▶ _DATA SEGMENT_:
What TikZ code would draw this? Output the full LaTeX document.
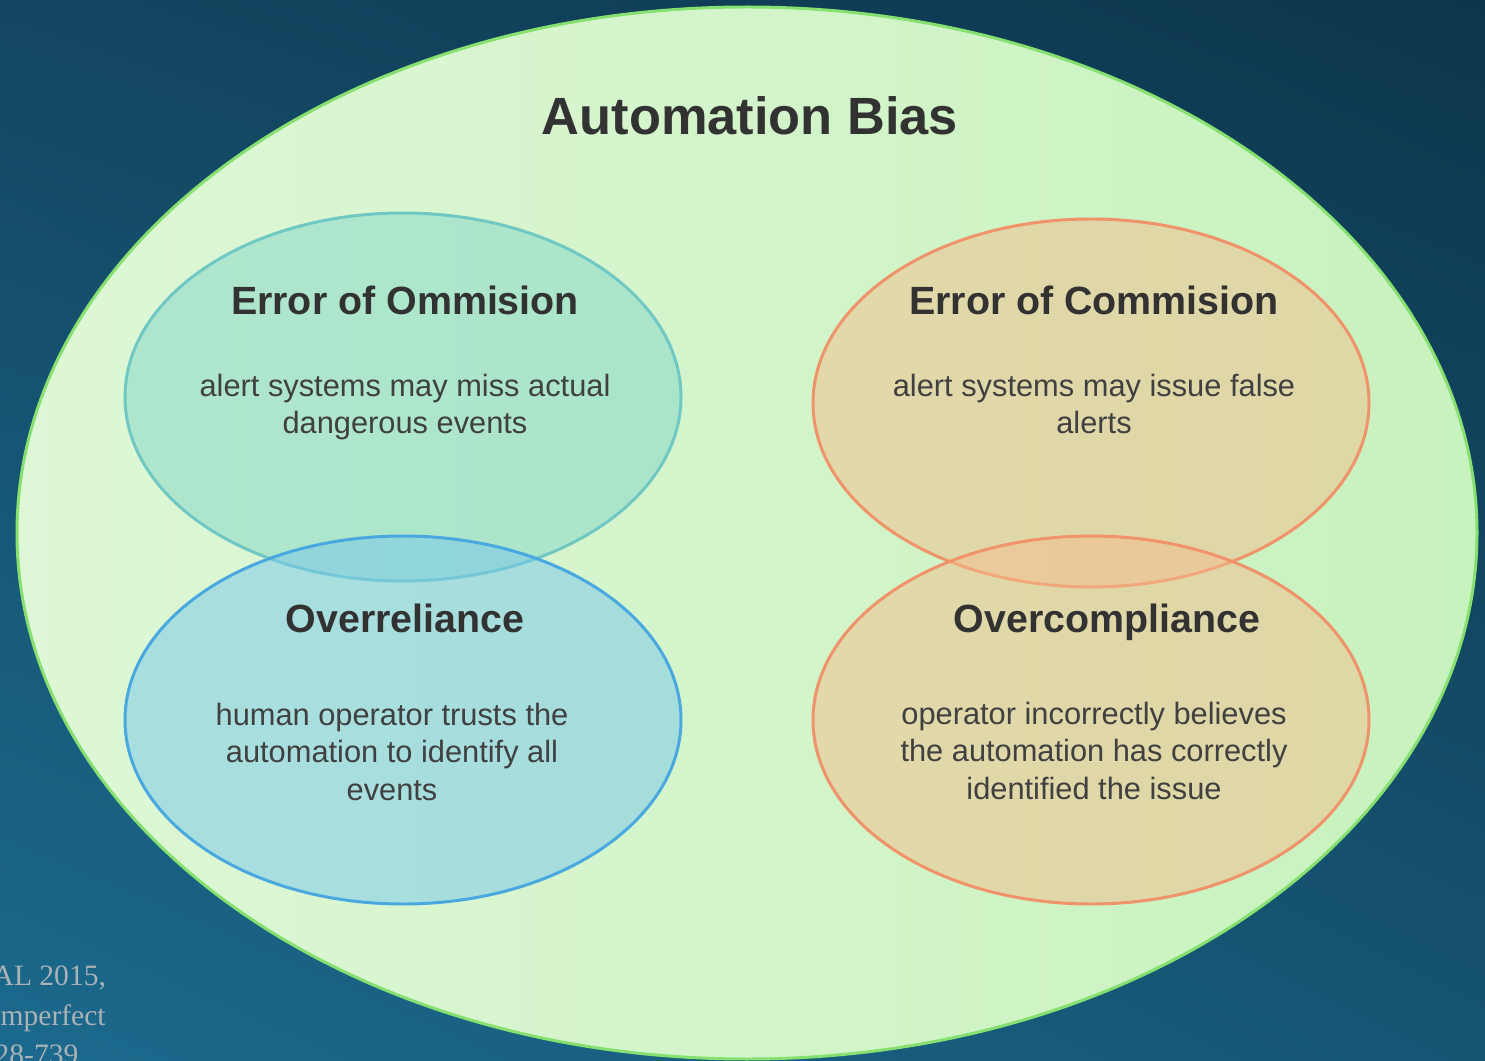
\documentclass[tikz,border=0pt]{standalone}
\usepackage{fontspec}
\setmainfont{Liberation Sans}
\newfontfamily\refserif{Liberation Serif}
\usepackage{xcolor}
\usepackage{tikz}
\usetikzlibrary{shadings}

% colours picked from the slide
\definecolor{bgtl}{RGB}{19,70,97}
\definecolor{bgtr}{RGB}{13,54,77}
\definecolor{bgbl}{RGB}{27,106,142}
\definecolor{bgbr}{RGB}{22,84,114}
\definecolor{biasfillL}{RGB}{222,247,214}
\definecolor{biasfillR}{RGB}{200,242,190}
\definecolor{biasrim}{RGB}{134,224,112}
\definecolor{omitfill}{RGB}{130,215,200}
\definecolor{omitrim}{RGB}{112,200,196}
\definecolor{relyfill}{RGB}{120,199,236}
\definecolor{relyrim}{RGB}{74,168,224}
\definecolor{commfill}{RGB}{243,189,141}
\definecolor{commrim}{RGB}{240,146,106}
\definecolor{inkdark}{RGB}{50,50,50}
\definecolor{inkbody}{RGB}{64,64,64}
\definecolor{citegrey}{RGB}{170,178,182}

\tikzset{
  bigtitle/.style={inner sep=0pt, anchor=base, text=inkdark,
    font=\fontsize{14.9}{18}\selectfont\bfseries},
  headtext/.style={inner sep=0pt, anchor=base, text=inkdark,
    font=\fontsize{11.2}{13.5}\selectfont\bfseries},
  % base of a multi-line node sits on its last line
  bodytext/.style={inner sep=0pt, anchor=base, text=inkbody, align=center,
    font=\fontsize{8.76}{10.53}\selectfont},
  citetext/.style={inner sep=0pt, anchor=base west, text=citegrey,
    font=\refserif\fontsize{8.4}{11.1}\selectfont},
  blob/.style={line width=0.85pt, fill opacity=0.5},
}

\begin{document}
\begin{tikzpicture}[x=0.01cm,y=-0.01cm]
  \useasboundingbox (0,0) rectangle (1485,1061);
  \shade[upper left=bgtl, upper right=bgtr, lower left=bgbl, lower right=bgbr]
    (0,0) rectangle (1485,1061);

  % citation behind the diagram
  \node[citetext] (citeA) at (-8,985) {AL 2015,};
  \node[citetext] (citeB) at (0,1025) {mperfect};
  \node[citetext] (citeC) at (-6,1064) {28-739};

  % outer ellipse
  \coordinate (bias) at (747,533);
  \draw[line width=0.85pt, draw=biasrim, left color=biasfillL, right color=biasfillR]
    (bias) ellipse (730 and 526);
  \node[bigtitle] (biastitle) at (750,135) {Automation Bias};

  % the four categories
  \coordinate (omit) at (403,397);
  \coordinate (rely) at (403,720);
  \coordinate (comm) at (1091,403);
  \coordinate (comply) at (1091,720);
  \draw[blob, draw=omitrim, fill=omitfill] (omit) ellipse (278 and 184);
  \draw[blob, draw=relyrim, fill=relyfill] (rely) ellipse (278 and 184);
  \draw[blob, draw=commrim, fill=commfill] (comm) ellipse (278 and 184);
  \draw[blob, draw=commrim, fill=commfill] (comply) ellipse (278 and 184);

  \node[headtext] (omithead) at (405,315) {Error of Ommision};
  \node[bodytext] (omitbody) at (405,434) {alert systems may miss actual\\dangerous events};

  \node[headtext] (commhead) at (1094,315) {Error of Commision};
  \node[bodytext] (commbody) at (1094,434) {alert systems may issue false\\alerts};

  \node[headtext] (relyhead) at (405,632) {Overreliance};
  \node[bodytext] (relybody) at (392,800) {human operator trusts the\\automation to identify all\\events};

  \node[headtext] (complyhead) at (1107,632) {Overcompliance};
  \node[bodytext] (complybody) at (1094,799) {operator incorrectly believes\\the automation has correctly\\identified the issue};
\end{tikzpicture}
\end{document}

▶ _DIRECTIVE_:
Reproduce the material in full, word for word, and omit the pictures.

▶ _ANSWER IN FULL_:
What TikZ code would draw this? Output the full LaTeX document.
\documentclass[tikz,border=0pt]{standalone}
\usepackage{fontspec}
\setmainfont{Liberation Sans}
\newfontfamily\refserif{Liberation Serif}
\usepackage{xcolor}
\usepackage{tikz}
\usetikzlibrary{shadings}

% colours picked from the slide
\definecolor{bgtl}{RGB}{19,70,97}
\definecolor{bgtr}{RGB}{13,54,77}
\definecolor{bgbl}{RGB}{27,106,142}
\definecolor{bgbr}{RGB}{22,84,114}
\definecolor{biasfillL}{RGB}{222,247,214}
\definecolor{biasfillR}{RGB}{200,242,190}
\definecolor{biasrim}{RGB}{134,224,112}
\definecolor{omitfill}{RGB}{130,215,200}
\definecolor{omitrim}{RGB}{112,200,196}
\definecolor{relyfill}{RGB}{120,199,236}
\definecolor{relyrim}{RGB}{74,168,224}
\definecolor{commfill}{RGB}{243,189,141}
\definecolor{commrim}{RGB}{240,146,106}
\definecolor{inkdark}{RGB}{50,50,50}
\definecolor{inkbody}{RGB}{64,64,64}
\definecolor{citegrey}{RGB}{170,178,182}

\tikzset{
  bigtitle/.style={inner sep=0pt, anchor=base, text=inkdark,
    font=\fontsize{14.9}{18}\selectfont\bfseries},
  headtext/.style={inner sep=0pt, anchor=base, text=inkdark,
    font=\fontsize{11.2}{13.5}\selectfont\bfseries},
  % base of a multi-line node sits on its last line
  bodytext/.style={inner sep=0pt, anchor=base, text=inkbody, align=center,
    font=\fontsize{8.76}{10.53}\selectfont},
  citetext/.style={inner sep=0pt, anchor=base west, text=citegrey,
    font=\refserif\fontsize{8.4}{11.1}\selectfont},
  blob/.style={line width=0.85pt, fill opacity=0.5},
}

\begin{document}
\begin{tikzpicture}[x=0.01cm,y=-0.01cm]
  \useasboundingbox (0,0) rectangle (1485,1061);
  \shade[upper left=bgtl, upper right=bgtr, lower left=bgbl, lower right=bgbr]
    (0,0) rectangle (1485,1061);

  % citation behind the diagram
  \node[citetext] (citeA) at (-8,985) {AL 2015,};
  \node[citetext] (citeB) at (0,1025) {mperfect};
  \node[citetext] (citeC) at (-6,1064) {28-739};

  % outer ellipse
  \coordinate (bias) at (747,533);
  \draw[line width=0.85pt, draw=biasrim, left color=biasfillL, right color=biasfillR]
    (bias) ellipse (730 and 526);
  \node[bigtitle] (biastitle) at (750,135) {Automation Bias};

  % the four categories
  \coordinate (omit) at (403,397);
  \coordinate (rely) at (403,720);
  \coordinate (comm) at (1091,403);
  \coordinate (comply) at (1091,720);
  \draw[blob, draw=omitrim, fill=omitfill] (omit) ellipse (278 and 184);
  \draw[blob, draw=relyrim, fill=relyfill] (rely) ellipse (278 and 184);
  \draw[blob, draw=commrim, fill=commfill] (comm) ellipse (278 and 184);
  \draw[blob, draw=commrim, fill=commfill] (comply) ellipse (278 and 184);

  \node[headtext] (omithead) at (405,315) {Error of Ommision};
  \node[bodytext] (omitbody) at (405,434) {alert systems may miss actual\\dangerous events};

  \node[headtext] (commhead) at (1094,315) {Error of Commision};
  \node[bodytext] (commbody) at (1094,434) {alert systems may issue false\\alerts};

  \node[headtext] (relyhead) at (405,632) {Overreliance};
  \node[bodytext] (relybody) at (392,800) {human operator trusts the\\automation to identify all\\events};

  \node[headtext] (complyhead) at (1107,632) {Overcompliance};
  \node[bodytext] (complybody) at (1094,799) {operator incorrectly believes\\the automation has correctly\\identified the issue};
\end{tikzpicture}
\end{document}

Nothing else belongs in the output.